→ **Required work**
Omit all images, then return the remaining material exactly as it stands.

→ **Supplied material**
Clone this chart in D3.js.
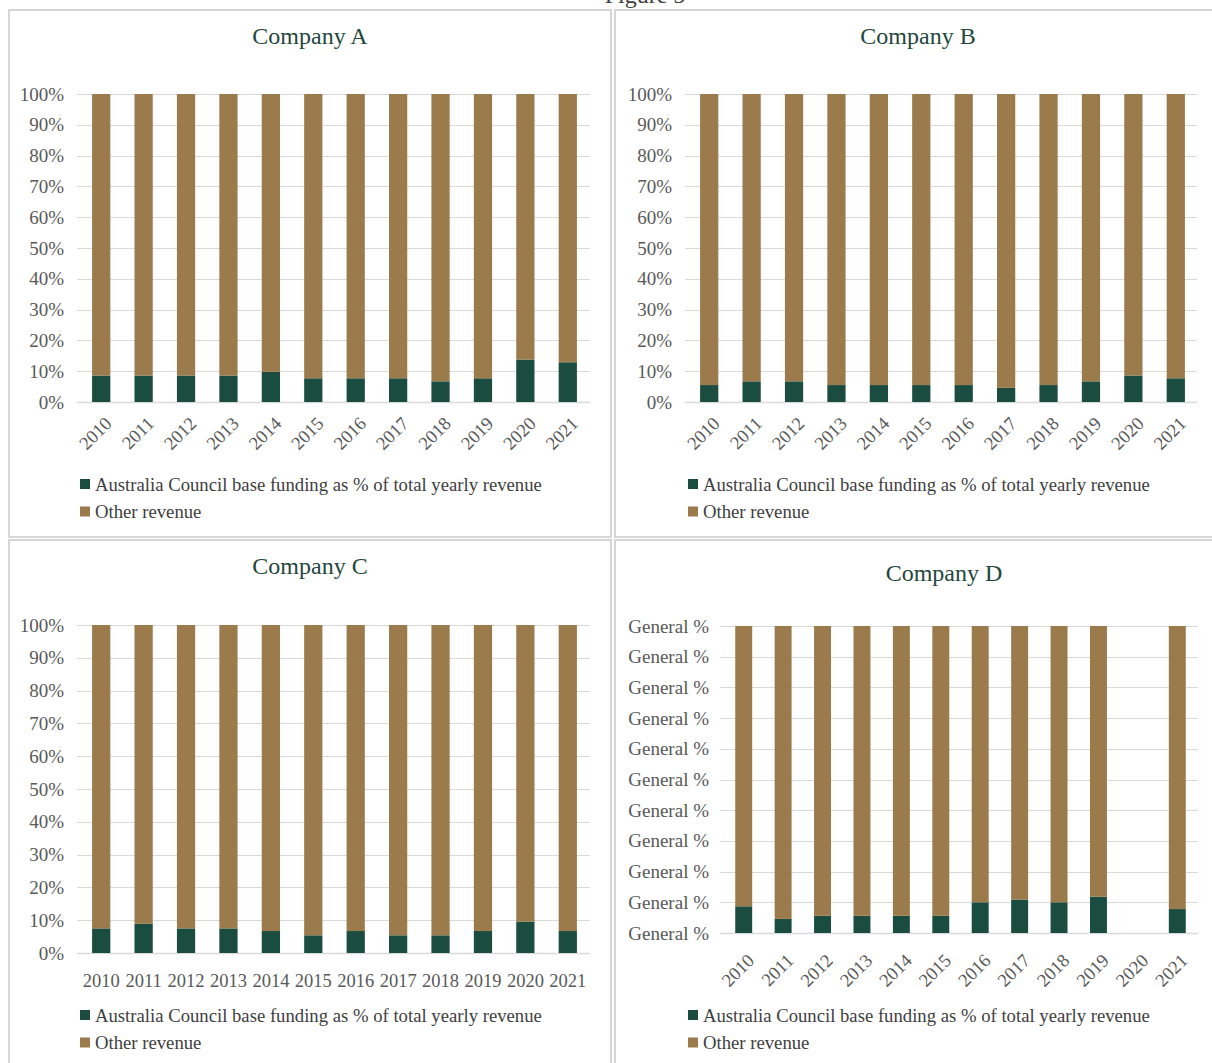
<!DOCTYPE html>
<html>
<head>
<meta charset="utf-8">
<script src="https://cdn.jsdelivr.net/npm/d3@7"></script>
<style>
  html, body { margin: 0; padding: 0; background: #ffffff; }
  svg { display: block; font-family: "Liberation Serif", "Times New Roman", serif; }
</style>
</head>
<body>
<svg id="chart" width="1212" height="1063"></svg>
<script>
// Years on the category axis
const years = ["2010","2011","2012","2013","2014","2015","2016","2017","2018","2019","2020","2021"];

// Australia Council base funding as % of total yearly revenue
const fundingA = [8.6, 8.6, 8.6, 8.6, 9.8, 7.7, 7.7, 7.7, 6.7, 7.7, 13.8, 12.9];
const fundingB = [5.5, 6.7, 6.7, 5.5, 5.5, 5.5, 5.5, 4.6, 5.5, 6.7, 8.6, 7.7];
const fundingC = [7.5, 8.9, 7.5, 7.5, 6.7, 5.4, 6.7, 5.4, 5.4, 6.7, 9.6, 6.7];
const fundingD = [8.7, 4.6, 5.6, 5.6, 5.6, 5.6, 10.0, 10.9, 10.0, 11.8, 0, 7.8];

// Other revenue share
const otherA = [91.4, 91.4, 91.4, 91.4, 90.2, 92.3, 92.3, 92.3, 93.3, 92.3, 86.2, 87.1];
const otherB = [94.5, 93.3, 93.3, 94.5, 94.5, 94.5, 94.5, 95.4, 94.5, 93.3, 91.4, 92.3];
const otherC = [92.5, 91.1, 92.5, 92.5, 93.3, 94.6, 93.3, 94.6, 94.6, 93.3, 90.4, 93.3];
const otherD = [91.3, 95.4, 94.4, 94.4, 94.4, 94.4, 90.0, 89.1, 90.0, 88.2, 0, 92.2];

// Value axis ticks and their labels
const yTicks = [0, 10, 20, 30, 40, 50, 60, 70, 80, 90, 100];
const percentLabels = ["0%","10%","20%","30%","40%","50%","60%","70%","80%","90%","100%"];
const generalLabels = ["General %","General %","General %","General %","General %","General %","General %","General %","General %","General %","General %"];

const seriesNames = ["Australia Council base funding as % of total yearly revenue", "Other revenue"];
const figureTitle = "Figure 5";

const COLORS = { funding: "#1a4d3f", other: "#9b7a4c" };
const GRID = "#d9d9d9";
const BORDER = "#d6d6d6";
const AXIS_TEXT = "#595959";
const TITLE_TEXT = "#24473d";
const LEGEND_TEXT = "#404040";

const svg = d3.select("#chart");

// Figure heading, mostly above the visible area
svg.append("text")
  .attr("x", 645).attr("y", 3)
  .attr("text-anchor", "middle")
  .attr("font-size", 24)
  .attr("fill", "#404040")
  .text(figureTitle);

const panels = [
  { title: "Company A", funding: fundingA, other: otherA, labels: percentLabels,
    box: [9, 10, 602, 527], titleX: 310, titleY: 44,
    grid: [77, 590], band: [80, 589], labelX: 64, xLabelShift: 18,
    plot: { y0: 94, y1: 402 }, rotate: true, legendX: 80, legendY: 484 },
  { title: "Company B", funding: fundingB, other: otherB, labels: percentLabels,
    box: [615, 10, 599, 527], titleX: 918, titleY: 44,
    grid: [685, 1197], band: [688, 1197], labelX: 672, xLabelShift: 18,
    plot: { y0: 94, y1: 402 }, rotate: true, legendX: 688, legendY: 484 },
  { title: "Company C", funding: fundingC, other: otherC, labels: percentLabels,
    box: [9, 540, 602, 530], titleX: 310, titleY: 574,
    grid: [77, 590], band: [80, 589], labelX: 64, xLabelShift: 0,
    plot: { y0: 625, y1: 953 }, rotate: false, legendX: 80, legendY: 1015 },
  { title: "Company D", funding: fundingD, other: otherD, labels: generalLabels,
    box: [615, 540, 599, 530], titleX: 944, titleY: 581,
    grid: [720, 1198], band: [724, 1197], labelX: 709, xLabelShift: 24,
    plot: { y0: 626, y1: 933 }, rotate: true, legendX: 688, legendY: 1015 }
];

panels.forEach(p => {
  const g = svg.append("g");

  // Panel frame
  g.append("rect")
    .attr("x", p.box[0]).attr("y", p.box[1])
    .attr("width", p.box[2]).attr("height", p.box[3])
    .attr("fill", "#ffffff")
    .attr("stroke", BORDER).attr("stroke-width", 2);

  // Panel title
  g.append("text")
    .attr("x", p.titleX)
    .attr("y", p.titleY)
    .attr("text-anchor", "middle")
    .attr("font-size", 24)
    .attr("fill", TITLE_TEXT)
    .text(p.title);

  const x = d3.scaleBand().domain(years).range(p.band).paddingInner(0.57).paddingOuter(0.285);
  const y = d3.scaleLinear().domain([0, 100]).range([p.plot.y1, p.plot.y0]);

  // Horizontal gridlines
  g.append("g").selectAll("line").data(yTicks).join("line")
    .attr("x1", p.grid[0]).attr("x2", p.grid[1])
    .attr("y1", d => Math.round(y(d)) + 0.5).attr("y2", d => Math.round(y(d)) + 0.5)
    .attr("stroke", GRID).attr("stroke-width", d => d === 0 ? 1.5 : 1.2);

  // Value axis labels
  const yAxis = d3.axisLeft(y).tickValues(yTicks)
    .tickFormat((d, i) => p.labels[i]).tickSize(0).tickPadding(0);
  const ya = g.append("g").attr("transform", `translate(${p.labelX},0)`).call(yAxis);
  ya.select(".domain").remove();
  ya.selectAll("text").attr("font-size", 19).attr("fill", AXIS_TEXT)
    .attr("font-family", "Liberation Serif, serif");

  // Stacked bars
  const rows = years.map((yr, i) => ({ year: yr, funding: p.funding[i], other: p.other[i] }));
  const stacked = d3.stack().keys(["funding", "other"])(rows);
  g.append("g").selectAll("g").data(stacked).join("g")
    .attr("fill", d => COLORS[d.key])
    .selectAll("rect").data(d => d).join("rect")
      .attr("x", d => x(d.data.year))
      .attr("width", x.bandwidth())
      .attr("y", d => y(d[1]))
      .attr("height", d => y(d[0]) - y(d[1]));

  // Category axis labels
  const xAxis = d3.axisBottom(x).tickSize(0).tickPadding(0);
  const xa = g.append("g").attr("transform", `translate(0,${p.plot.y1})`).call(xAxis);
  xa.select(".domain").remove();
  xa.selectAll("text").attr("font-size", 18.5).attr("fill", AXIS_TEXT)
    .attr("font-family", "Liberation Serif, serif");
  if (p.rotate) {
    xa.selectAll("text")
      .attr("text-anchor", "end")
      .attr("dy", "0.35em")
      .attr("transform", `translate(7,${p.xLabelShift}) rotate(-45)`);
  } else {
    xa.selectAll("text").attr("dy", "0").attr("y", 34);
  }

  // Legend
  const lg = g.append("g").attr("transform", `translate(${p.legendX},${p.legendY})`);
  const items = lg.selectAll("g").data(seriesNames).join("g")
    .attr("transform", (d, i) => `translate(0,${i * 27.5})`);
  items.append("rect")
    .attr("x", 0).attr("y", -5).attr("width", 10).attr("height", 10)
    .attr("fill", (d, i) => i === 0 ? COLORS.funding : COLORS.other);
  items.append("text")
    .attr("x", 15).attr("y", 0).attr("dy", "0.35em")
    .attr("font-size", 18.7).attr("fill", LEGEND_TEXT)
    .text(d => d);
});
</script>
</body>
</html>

→ **Exercise result**
Clone this chart in D3.js.
<!DOCTYPE html>
<html>
<head>
<meta charset="utf-8">
<script src="https://cdn.jsdelivr.net/npm/d3@7"></script>
<style>
  html, body { margin: 0; padding: 0; background: #ffffff; }
  svg { display: block; font-family: "Liberation Serif", "Times New Roman", serif; }
</style>
</head>
<body>
<svg id="chart" width="1212" height="1063"></svg>
<script>
// Years on the category axis
const years = ["2010","2011","2012","2013","2014","2015","2016","2017","2018","2019","2020","2021"];

// Australia Council base funding as % of total yearly revenue
const fundingA = [8.6, 8.6, 8.6, 8.6, 9.8, 7.7, 7.7, 7.7, 6.7, 7.7, 13.8, 12.9];
const fundingB = [5.5, 6.7, 6.7, 5.5, 5.5, 5.5, 5.5, 4.6, 5.5, 6.7, 8.6, 7.7];
const fundingC = [7.5, 8.9, 7.5, 7.5, 6.7, 5.4, 6.7, 5.4, 5.4, 6.7, 9.6, 6.7];
const fundingD = [8.7, 4.6, 5.6, 5.6, 5.6, 5.6, 10.0, 10.9, 10.0, 11.8, 0, 7.8];

// Other revenue share
const otherA = [91.4, 91.4, 91.4, 91.4, 90.2, 92.3, 92.3, 92.3, 93.3, 92.3, 86.2, 87.1];
const otherB = [94.5, 93.3, 93.3, 94.5, 94.5, 94.5, 94.5, 95.4, 94.5, 93.3, 91.4, 92.3];
const otherC = [92.5, 91.1, 92.5, 92.5, 93.3, 94.6, 93.3, 94.6, 94.6, 93.3, 90.4, 93.3];
const otherD = [91.3, 95.4, 94.4, 94.4, 94.4, 94.4, 90.0, 89.1, 90.0, 88.2, 0, 92.2];

// Value axis ticks and their labels
const yTicks = [0, 10, 20, 30, 40, 50, 60, 70, 80, 90, 100];
const percentLabels = ["0%","10%","20%","30%","40%","50%","60%","70%","80%","90%","100%"];
const generalLabels = ["General %","General %","General %","General %","General %","General %","General %","General %","General %","General %","General %"];

const seriesNames = ["Australia Council base funding as % of total yearly revenue", "Other revenue"];
const figureTitle = "Figure 5";

const COLORS = { funding: "#1a4d3f", other: "#9b7a4c" };
const GRID = "#d9d9d9";
const BORDER = "#d6d6d6";
const AXIS_TEXT = "#595959";
const TITLE_TEXT = "#24473d";
const LEGEND_TEXT = "#404040";

const svg = d3.select("#chart");

// Figure heading, mostly above the visible area
svg.append("text")
  .attr("x", 645).attr("y", 3)
  .attr("text-anchor", "middle")
  .attr("font-size", 24)
  .attr("fill", "#404040")
  .text(figureTitle);

const panels = [
  { title: "Company A", funding: fundingA, other: otherA, labels: percentLabels,
    box: [9, 10, 602, 527], titleX: 310, titleY: 44,
    grid: [77, 590], band: [80, 589], labelX: 64, xLabelShift: 18,
    plot: { y0: 94, y1: 402 }, rotate: true, legendX: 80, legendY: 484 },
  { title: "Company B", funding: fundingB, other: otherB, labels: percentLabels,
    box: [615, 10, 599, 527], titleX: 918, titleY: 44,
    grid: [685, 1197], band: [688, 1197], labelX: 672, xLabelShift: 18,
    plot: { y0: 94, y1: 402 }, rotate: true, legendX: 688, legendY: 484 },
  { title: "Company C", funding: fundingC, other: otherC, labels: percentLabels,
    box: [9, 540, 602, 530], titleX: 310, titleY: 574,
    grid: [77, 590], band: [80, 589], labelX: 64, xLabelShift: 0,
    plot: { y0: 625, y1: 953 }, rotate: false, legendX: 80, legendY: 1015 },
  { title: "Company D", funding: fundingD, other: otherD, labels: generalLabels,
    box: [615, 540, 599, 530], titleX: 944, titleY: 581,
    grid: [720, 1198], band: [724, 1197], labelX: 709, xLabelShift: 24,
    plot: { y0: 626, y1: 933 }, rotate: true, legendX: 688, legendY: 1015 }
];

panels.forEach(p => {
  const g = svg.append("g");

  // Panel frame
  g.append("rect")
    .attr("x", p.box[0]).attr("y", p.box[1])
    .attr("width", p.box[2]).attr("height", p.box[3])
    .attr("fill", "#ffffff")
    .attr("stroke", BORDER).attr("stroke-width", 2);

  // Panel title
  g.append("text")
    .attr("x", p.titleX)
    .attr("y", p.titleY)
    .attr("text-anchor", "middle")
    .attr("font-size", 24)
    .attr("fill", TITLE_TEXT)
    .text(p.title);

  const x = d3.scaleBand().domain(years).range(p.band).paddingInner(0.57).paddingOuter(0.285);
  const y = d3.scaleLinear().domain([0, 100]).range([p.plot.y1, p.plot.y0]);

  // Horizontal gridlines
  g.append("g").selectAll("line").data(yTicks).join("line")
    .attr("x1", p.grid[0]).attr("x2", p.grid[1])
    .attr("y1", d => Math.round(y(d)) + 0.5).attr("y2", d => Math.round(y(d)) + 0.5)
    .attr("stroke", GRID).attr("stroke-width", d => d === 0 ? 1.5 : 1.2);

  // Value axis labels
  const yAxis = d3.axisLeft(y).tickValues(yTicks)
    .tickFormat((d, i) => p.labels[i]).tickSize(0).tickPadding(0);
  const ya = g.append("g").attr("transform", `translate(${p.labelX},0)`).call(yAxis);
  ya.select(".domain").remove();
  ya.selectAll("text").attr("font-size", 19).attr("fill", AXIS_TEXT)
    .attr("font-family", "Liberation Serif, serif");

  // Stacked bars
  const rows = years.map((yr, i) => ({ year: yr, funding: p.funding[i], other: p.other[i] }));
  const stacked = d3.stack().keys(["funding", "other"])(rows);
  g.append("g").selectAll("g").data(stacked).join("g")
    .attr("fill", d => COLORS[d.key])
    .selectAll("rect").data(d => d).join("rect")
      .attr("x", d => x(d.data.year))
      .attr("width", x.bandwidth())
      .attr("y", d => y(d[1]))
      .attr("height", d => y(d[0]) - y(d[1]));

  // Category axis labels
  const xAxis = d3.axisBottom(x).tickSize(0).tickPadding(0);
  const xa = g.append("g").attr("transform", `translate(0,${p.plot.y1})`).call(xAxis);
  xa.select(".domain").remove();
  xa.selectAll("text").attr("font-size", 18.5).attr("fill", AXIS_TEXT)
    .attr("font-family", "Liberation Serif, serif");
  if (p.rotate) {
    xa.selectAll("text")
      .attr("text-anchor", "end")
      .attr("dy", "0.35em")
      .attr("transform", `translate(7,${p.xLabelShift}) rotate(-45)`);
  } else {
    xa.selectAll("text").attr("dy", "0").attr("y", 34);
  }

  // Legend
  const lg = g.append("g").attr("transform", `translate(${p.legendX},${p.legendY})`);
  const items = lg.selectAll("g").data(seriesNames).join("g")
    .attr("transform", (d, i) => `translate(0,${i * 27.5})`);
  items.append("rect")
    .attr("x", 0).attr("y", -5).attr("width", 10).attr("height", 10)
    .attr("fill", (d, i) => i === 0 ? COLORS.funding : COLORS.other);
  items.append("text")
    .attr("x", 15).attr("y", 0).attr("dy", "0.35em")
    .attr("font-size", 18.7).attr("fill", LEGEND_TEXT)
    .text(d => d);
});
</script>
</body>
</html>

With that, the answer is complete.